Taipei, Dec. 9 (CNA) Korean-born American artist Chang-Jin Lee has created a "comfort station" in Taipei, part of an exhibition meant to draw attention to the issue of sexual slavery perpetrated by Japanese soldiers in World War II.
Called "Comfort Women Wanted," Lee's series of works recreates the experiences that hundreds of thousands of young women across Asia were forced to undergo during Japanese rule.
"Now it's our time to find a way to keep this very important history alive," Lee said Monday, noting that the number of former comfort women alive today continues to decrease.
The exhibition, which runs through Feb. 16 at Taipei's Bopiliao historic area, is made unique by its room made up to look like a comfort station based on historical references. On display are a kimono, which would be worn by a comfort woman, a tatami mat, a wash bowl and plaques with the Japanese name given to the comfort woman kept there.
During a media tour, Lee pointed out footage of comfort stations in China and Indonesia. Posters depict former comfort women from Taiwan, South Korea and the Netherlands.
Exhibition organizer Taipei Women's Rescue Foundation said the exhibit also features a former Japanese soldier sharing his eye-witness account at a former comfort station in China, as well as the testimonies of comfort women.
One women featured in the video is Chen Lien-hua, who at age 19, was forced into a comfort station when she agreed to a false promise of a nursing job in the Philippines to support her impoverished family.
Now 90, Chen said at Monday's press conference that she is happy that the exhibition will allow people today to see history. Asked about Japan's lack of formal apology for wartime atrocities, she said simply, "Japan should apologize."

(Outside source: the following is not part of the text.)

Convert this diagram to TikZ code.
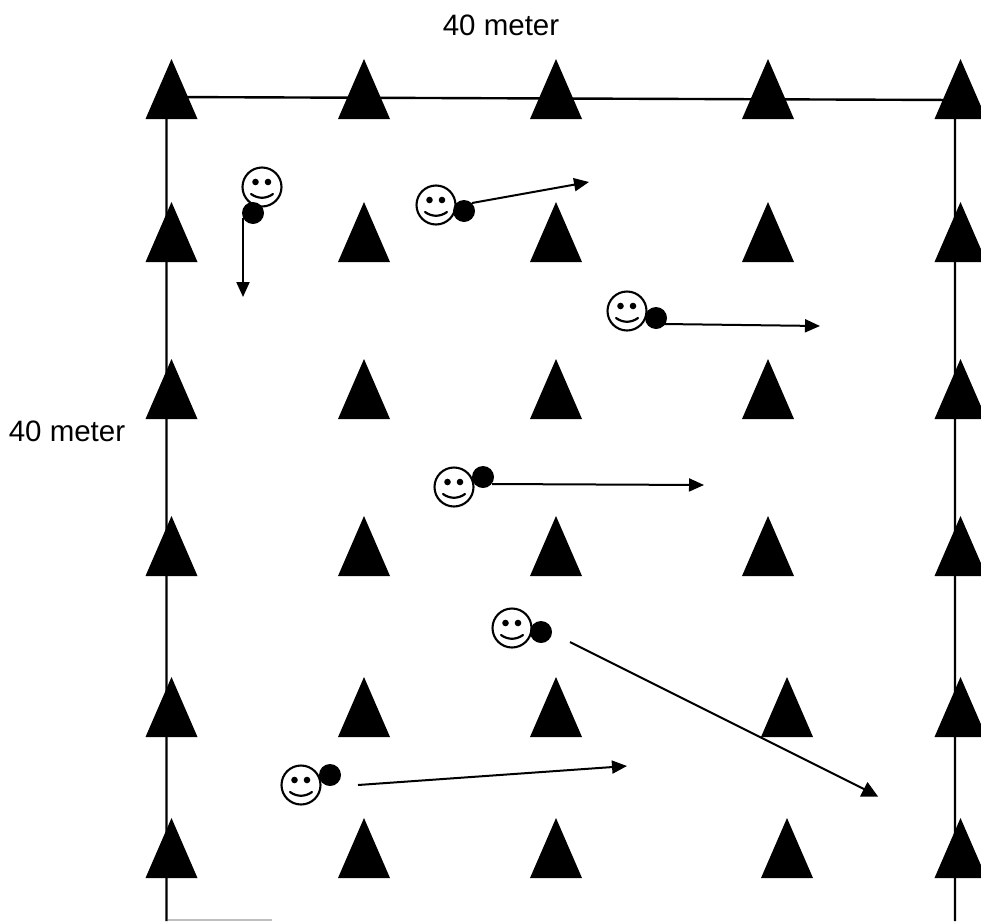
\documentclass[tikz,border=0pt]{standalone}
\usepackage{fontspec}
\setmainfont{Liberation Sans}
\usetikzlibrary{arrows.meta}
\tikzset{
  rule/.style={line width=2.4pt,black},
  mover/.style={line width=2pt,black,-{Triangle[length=15pt,width=13pt]}},
  mover plain/.style={line width=2pt,black},
  face/.style={circle,draw=black,fill=white,line width=2.1pt,minimum size=39pt,inner sep=0pt},
  ball/.style={circle,fill=black,minimum size=22pt,inner sep=0pt},
  cone/.style={fill=black},
  lbl/.style={font=\fontsize{29.5pt}{33pt}\selectfont,inner sep=0pt,text=black}
}
\newcommand{\conemark}[2]{\fill[cone] (#1-26,#2) -- (#1,#2-60) -- (#1+26,#2) -- cycle;}
\newcommand{\smiley}[3]{%
  \node[face] (#1) at (#2,#3) {};
  \fill (#2-6.5,#3-5) circle (3.3pt);
  \fill (#2+6,#3-5) circle (3.3pt);
  \draw[line width=2.2pt,line cap=round,black] (#2-11,#3+7) .. controls (#2-4,#3+12) and (#2+4,#3+12) .. (#2+11,#3+7);
}
\begin{document}
\begin{tikzpicture}[x=1pt,y=-1pt]
\useasboundingbox (0,0) rectangle (981,921);
\fill[white] (0,0) rectangle (981,921);
% named corners
\coordinate (tl) at (166.5,97);
\coordinate (tr) at (955,100);
\coordinate (bl) at (166.5,921);
\coordinate (br) at (955,921);
\draw[rule] (bl) -- (tl) -- (tr) -- (br);
\draw[black!25,line width=1.5pt] (168,920) -- (272,920);
% cones
\foreach \y in {119,262,419,576}{
  \foreach \x in {171.5,364,556,768,960.5}{\conemark{\x}{\y}}
}
\foreach \y in {737,878}{
  \foreach \x in {171.5,364,556,787,960.5}{\conemark{\x}{\y}}
}
% labels
\node[lbl] (topl) at (501,25) {40 meter};
\node[lbl] (leftl) at (67,431) {40 meter};
% runners
\smiley{f1}{262}{187}
\node[ball] (b1) at (253,213) {};
\coordinate (s1) at (243,218);
\coordinate (e1) at (243,297);
\draw[mover] (s1) -- (e1);
\smiley{f2}{436}{205}
\node[ball] (b2) at (464,211) {};
\coordinate (s2) at (472,203);
\coordinate (e2) at (589,182);
\draw[mover] (s2) -- (e2);
\smiley{f3}{627}{311}
\node[ball] (b3) at (656,318) {};
\coordinate (s3) at (664,324);
\coordinate (e3) at (820,326);
\draw[mover] (s3) -- (e3);
\smiley{f4}{454}{487}
\node[ball] (b4) at (483,477) {};
\coordinate (s4) at (492,484);
\coordinate (e4) at (704,485);
\draw[mover] (s4) -- (e4);
\smiley{f5}{512}{628}
\node[ball] (b5) at (541,632) {};
\coordinate (s5) at (570,642);
\coordinate (e5) at (870,792);
\draw[mover plain] (s5) -- (e5);
\fill[black] (860,796.5) -- (878,796.5) -- (867.5,782) -- cycle;
\smiley{f6}{301}{785}
\node[ball] (b6) at (330,775) {};
\coordinate (s6) at (358,785);
\coordinate (e6) at (627,766);
\draw[mover] (s6) -- (e6);
\end{tikzpicture}
\end{document}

"I don't know how long we will be alive," she added, noting that many of the former comfort women have passed away in the nearly 70 years since the end of World War II and Japan's surrender.
Taipei Women's Rescue Foundation has dedicated itself for more than two decades to helping Taiwanese comfort women cope with their mental anguish and seek justice and compensation from Japan.

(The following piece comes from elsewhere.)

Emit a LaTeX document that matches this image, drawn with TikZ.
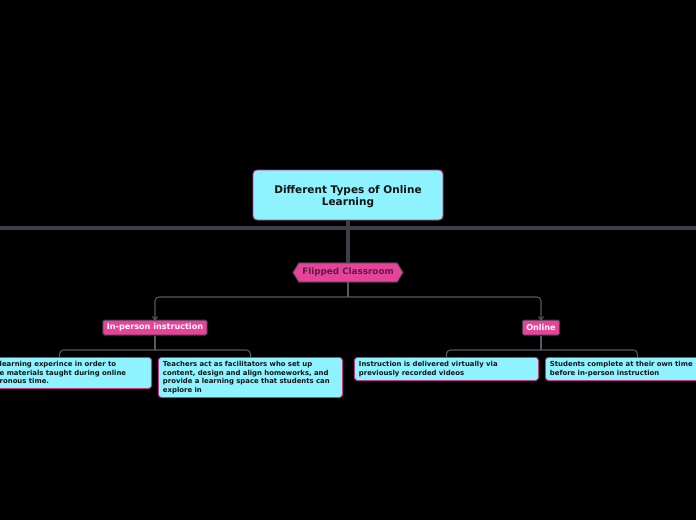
\documentclass[tikz,border=0pt]{standalone}
\usepackage{fontspec}
\setmainfont{DejaVu Sans}
\usetikzlibrary{arrows.meta}
\definecolor{cyanfill}{HTML}{8EF2FF}
\definecolor{pinkfill}{HTML}{E8439A}
\definecolor{pinkline}{HTML}{C9358A}
\definecolor{darkline}{HTML}{3C3F46}
\definecolor{thinline}{HTML}{55585F}
\definecolor{fctext}{HTML}{5A1F42}
\definecolor{leaftextc}{HTML}{141414}
\tikzset{
  rootbox/.style={draw=pinkline, line width=0.9pt, fill=cyanfill, rounded corners=4pt,
    minimum width=190pt, minimum height=50pt},
  roottext/.style={align=center, text=leaftextc, inner sep=0pt,
    font=\fontsize{10.5}{12}\selectfont\bfseries},
  topicbox/.style={draw=darkline, line width=1pt, fill=pinkfill, rounded corners=1.5pt,
    minimum height=15pt, inner xsep=4pt, inner ysep=0pt, text=white,
    font=\fontsize{8.1}{9}\selectfont\bfseries},
  leafbox/.style={draw=pinkline, line width=0.9pt, fill=cyanfill, rounded corners=3pt,
    minimum width=184pt, text width=175pt, inner xsep=4.5pt, align=left, text=leaftextc,
    font=\fontsize{6.9}{8.5}\selectfont\bfseries},
  leaftext/.style={inner sep=0pt, align=left, text=leaftextc,
    font=\fontsize{6.9}{8.5}\selectfont\bfseries},
  thick connector/.style={draw=darkline, line width=4pt},
  thin connector/.style={draw=thinline, line width=1.1pt, rounded corners=4pt},
  arrowed/.style={-{Straight Barb[length=3pt,width=5pt]}}
}
\begin{document}
\begin{tikzpicture}[x=1pt,y=-1pt]
\path[use as bounding box, fill=black] (0,0) rectangle (696,520);
\clip (0,0) rectangle (696,520);

% thick horizontal bar
\coordinate (hl) at (0,228);
\coordinate (hr) at (696,228);
\draw[thick connector] (hl) -- (hr);

% root
\node[rootbox] (root) at (348,195) {};
\node[roottext] (roottxt) at (348,197) {Different Types of Online\\Learning};

% Flipped Classroom
\node[inner sep=0pt, minimum width=110pt, minimum height=19pt] (fc) at (348,272.5) {};
\draw[thick connector] (root.south) -- (fc.north);
\fill[pinkfill, draw=darkline, line width=1pt]
  ([xshift=6pt]fc.north west) -- ([xshift=-6pt]fc.north east) -- (fc.east)
  -- ([xshift=-6pt]fc.south east) -- ([xshift=6pt]fc.south west) -- (fc.west) -- cycle;
\node[text=fctext, font=\fontsize{8.8}{9}\selectfont\bfseries] (fclabel) at (fc.center) {Flipped Classroom};

% second level
\node[topicbox] (ip) at (155,327.5) {In-person instruction};
\node[topicbox] (on) at (541,327.5) {Online};

\coordinate (b1) at (348,297);
\draw[thin connector] (fc.south) -- (b1);
\draw[thin connector, arrowed] (b1) -| ([yshift=-1pt]ip.north);
\draw[thin connector, arrowed] (b1) -| ([yshift=-1pt]on.north);

% leaves
\node[leafbox, minimum width=182pt, minimum height=31pt, anchor=north east] (l1) at (152,357) {};
\node[leaftext, anchor=north west] (l1text) at (-0.5,361.5) {learning experince in order to\\e materials taught during online\\ronous time.};
\node[leafbox, minimum height=40pt, anchor=north west] (l2) at (158,357)
  {Teachers act as facilitators who set up\\content, design and align homeworks, and\\provide a learning space that students can\\explore in};
\node[leafbox, minimum height=23pt, anchor=north west] (l3) at (354,357)
  {Instruction is delivered virtually via\\previously recorded videos};
\node[leafbox, minimum height=23pt, anchor=north west] (l4) at (545,357)
  {Students complete at their own time\\before in-person instruction};

\coordinate (b2) at (155,350);
\draw[thin connector] (ip.south) -- (b2);
\draw[thin connector] (b2) -| (l1.north);
\draw[thin connector] (b2) -| (l2.north);

\coordinate (b3) at (541,350);
\draw[thin connector] (on.south) -- (b3);
\draw[thin connector] (b3) -| (l3.north);
\draw[thin connector] (b3) -| (l4.north);
\end{tikzpicture}
\end{document}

More than 2,000 Taiwanese women were forced into sexual slavery during the war, according to the foundation, but only five Taiwanese women who have spoken openly of their suffering at the hands of Japanese forces are still alive.

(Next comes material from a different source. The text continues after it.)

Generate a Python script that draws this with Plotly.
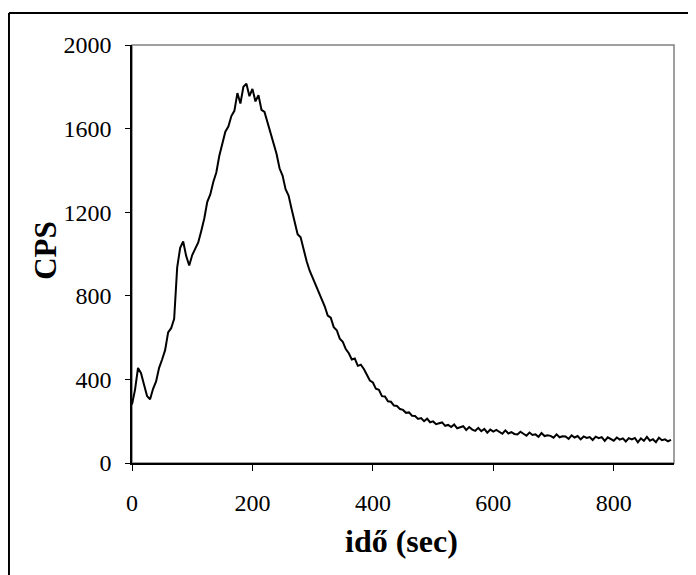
import numpy as np
import plotly.graph_objects as go

# CPS readings, one every 5 seconds starting at t = 0
cps = [
    280, 350, 455, 430, 375, 320, 305, 355, 390, 455,
    495, 540, 625, 645, 690, 935, 1030, 1060, 990, 945,
    995, 1025, 1055, 1110, 1170, 1250, 1285, 1345, 1390, 1470,
    1530, 1585, 1610, 1660, 1685, 1770, 1720, 1800, 1815, 1755,
    1790, 1730, 1760, 1690, 1680, 1630, 1585, 1535, 1480, 1410,
    1375, 1310, 1280, 1215, 1160, 1095, 1080, 1020, 965, 920,
    885, 855, 820, 785, 750, 705, 695, 650, 635, 595,
    580, 545, 525, 495, 500, 465, 470, 450, 425, 395,
    385, 355, 350, 320, 318, 295, 293, 275, 273, 258,
    254, 240, 242, 226, 225, 211, 215, 200, 212, 195,
    199, 186, 190, 194, 178, 182, 172, 184, 166, 170,
    176, 158, 172, 160, 154, 168, 152, 163, 145, 160,
    150, 158, 147, 140, 156, 141, 148, 139, 137, 150,
    140, 131, 146, 134, 137, 125, 143, 129, 133, 130,
    121, 137, 123, 128, 127, 115, 132, 122, 129, 113,
    127, 120, 124, 110, 126, 119, 124, 106, 123, 115,
    107, 122, 112, 118, 103, 119, 113, 120, 99, 118,
    106, 125, 107, 114, 100, 121, 109, 113, 104, 111,
]
step = 5
time_s = np.arange(len(cps)) * step

x_ticks = [0, 200, 400, 600, 800]
y_ticks = [0, 400, 800, 1200, 1600, 2000]

fig = go.Figure()
fig.add_trace(go.Scatter(
    x=time_s, y=cps, mode='lines',
    line=dict(color='black', width=2),
    showlegend=False, hoverinfo='skip'
))

serif = 'Liberation Serif, Times New Roman, serif'

# the page body adds an 8px margin, so the figure is 8px smaller than the window
fig.update_layout(
    width=688, height=567,
    margin=dict(l=124, r=22, t=37, b=112),
    paper_bgcolor='white', plot_bgcolor='white',
    font=dict(family=serif, size=24, color='black'),
    annotations=[
        dict(text='<b>idő (sec)</b>', x=0.498, y=-0.1866, xref='paper', yref='paper',
             showarrow=False, xanchor='center', yanchor='middle',
             font=dict(family=serif, size=32)),
        dict(text='<b>CPS</b>', x=-0.1587, y=0.51, xref='paper', yref='paper',
             showarrow=False, xanchor='center', yanchor='middle', textangle=-90,
             font=dict(family=serif, size=31)),
    ],
    shapes=[
        # plot area frame
        dict(type='rect', xref='paper', yref='paper', x0=0, y0=0, x1=1, y1=1,
             line=dict(color='#808080', width=1.5), layer='below'),
        # outer chart border (runs off the right and bottom of the picture)
        dict(type='line', xref='paper', yref='paper', x0=-0.227, y0=1.0766, x1=1.1, y1=1.0766,
             line=dict(color='black', width=2)),
        dict(type='line', xref='paper', yref='paper', x0=-0.227, y0=1.0766, x1=-0.227, y1=-0.3,
             line=dict(color='black', width=2)),
    ],
)

fig.update_xaxes(
    range=[0, 900], tickvals=x_ticks, ticks='outside', ticklen=6, tickcolor='black',
    showline=True, linecolor='black', linewidth=1.5, showgrid=False, zeroline=False,
    ticklabelstandoff=11
)
fig.update_yaxes(
    range=[0, 2000], tickvals=y_ticks, ticks='outside', ticklen=5, tickcolor='black',
    showline=True, linecolor='black', linewidth=1.5, showgrid=False, zeroline=False,
    ticklabelstandoff=9
)

fig.write_html("out.html")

This exhibition is Lee's first time bringing her comfort women project to Taiwan. The New York-based artist has held similar exhibitions in South Korea, Hong Kong and the United States.
She has traveled across Asia to learn more about the comfort women system and interview the women themselves.
"It was truly inspiring and great honor for me to meet them," she said, calling them amazing people who were "so strong, resilient and courageous survivors; at the same time, loving and caring grandmas."
"I hope we remember them as a source of inspiration and empowerment," Lee said.